## Given problem
Select from the records below every line that has the word "this" in it.

## Data lines
====================

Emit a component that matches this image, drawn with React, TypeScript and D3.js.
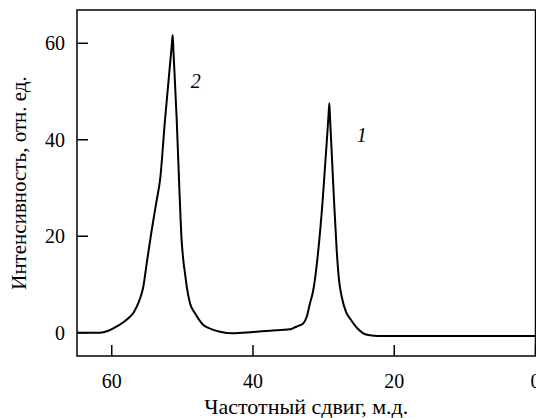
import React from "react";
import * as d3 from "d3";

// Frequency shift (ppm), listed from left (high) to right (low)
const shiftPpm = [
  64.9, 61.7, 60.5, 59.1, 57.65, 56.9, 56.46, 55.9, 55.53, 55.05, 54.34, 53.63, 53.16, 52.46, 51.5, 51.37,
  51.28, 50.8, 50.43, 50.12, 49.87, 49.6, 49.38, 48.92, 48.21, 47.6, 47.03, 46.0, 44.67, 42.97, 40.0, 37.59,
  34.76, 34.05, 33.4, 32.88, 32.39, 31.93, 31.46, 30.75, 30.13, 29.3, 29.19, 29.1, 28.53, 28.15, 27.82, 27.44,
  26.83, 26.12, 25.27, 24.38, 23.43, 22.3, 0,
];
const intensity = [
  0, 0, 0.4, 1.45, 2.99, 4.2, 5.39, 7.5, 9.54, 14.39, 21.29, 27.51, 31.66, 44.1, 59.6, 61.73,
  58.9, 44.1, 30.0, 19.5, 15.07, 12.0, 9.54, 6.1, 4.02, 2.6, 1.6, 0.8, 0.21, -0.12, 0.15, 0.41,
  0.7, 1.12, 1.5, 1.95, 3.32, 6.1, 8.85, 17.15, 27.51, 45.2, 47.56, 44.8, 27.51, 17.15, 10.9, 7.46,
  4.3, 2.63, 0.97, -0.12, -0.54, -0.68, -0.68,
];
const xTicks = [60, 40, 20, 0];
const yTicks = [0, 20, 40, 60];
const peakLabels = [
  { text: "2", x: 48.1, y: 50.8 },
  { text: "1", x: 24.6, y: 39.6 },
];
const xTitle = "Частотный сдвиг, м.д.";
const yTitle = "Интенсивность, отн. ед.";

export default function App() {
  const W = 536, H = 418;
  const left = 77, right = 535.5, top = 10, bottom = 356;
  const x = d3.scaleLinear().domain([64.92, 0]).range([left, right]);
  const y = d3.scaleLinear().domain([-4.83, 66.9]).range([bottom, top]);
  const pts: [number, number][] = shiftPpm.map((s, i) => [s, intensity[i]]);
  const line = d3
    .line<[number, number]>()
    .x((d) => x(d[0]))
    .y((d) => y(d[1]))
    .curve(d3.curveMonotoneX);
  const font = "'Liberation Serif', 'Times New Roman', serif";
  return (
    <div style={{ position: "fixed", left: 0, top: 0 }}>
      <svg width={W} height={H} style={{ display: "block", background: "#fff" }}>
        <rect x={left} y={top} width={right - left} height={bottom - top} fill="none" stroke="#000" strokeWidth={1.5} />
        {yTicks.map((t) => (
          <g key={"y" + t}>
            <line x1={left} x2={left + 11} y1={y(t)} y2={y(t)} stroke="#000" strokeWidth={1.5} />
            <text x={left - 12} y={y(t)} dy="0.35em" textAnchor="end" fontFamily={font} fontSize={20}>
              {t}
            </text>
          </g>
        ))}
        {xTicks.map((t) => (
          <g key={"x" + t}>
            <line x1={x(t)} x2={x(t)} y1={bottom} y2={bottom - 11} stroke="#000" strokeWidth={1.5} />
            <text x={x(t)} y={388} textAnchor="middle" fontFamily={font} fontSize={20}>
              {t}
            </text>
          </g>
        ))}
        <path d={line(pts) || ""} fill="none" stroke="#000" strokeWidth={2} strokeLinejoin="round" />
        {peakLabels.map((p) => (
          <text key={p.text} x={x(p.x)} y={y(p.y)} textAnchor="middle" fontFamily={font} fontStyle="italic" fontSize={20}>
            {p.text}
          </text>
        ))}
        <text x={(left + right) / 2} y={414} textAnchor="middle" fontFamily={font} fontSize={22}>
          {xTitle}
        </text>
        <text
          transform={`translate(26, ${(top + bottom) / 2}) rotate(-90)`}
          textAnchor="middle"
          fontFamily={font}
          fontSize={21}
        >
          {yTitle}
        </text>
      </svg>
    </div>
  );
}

====================

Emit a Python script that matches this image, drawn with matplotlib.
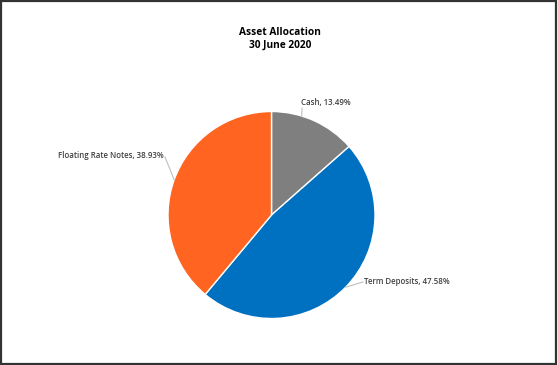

====================

## Exercise response
Emit a component that matches this image, drawn with React, TypeScript and D3.js.
Emit a Python script that matches this image, drawn with matplotlib.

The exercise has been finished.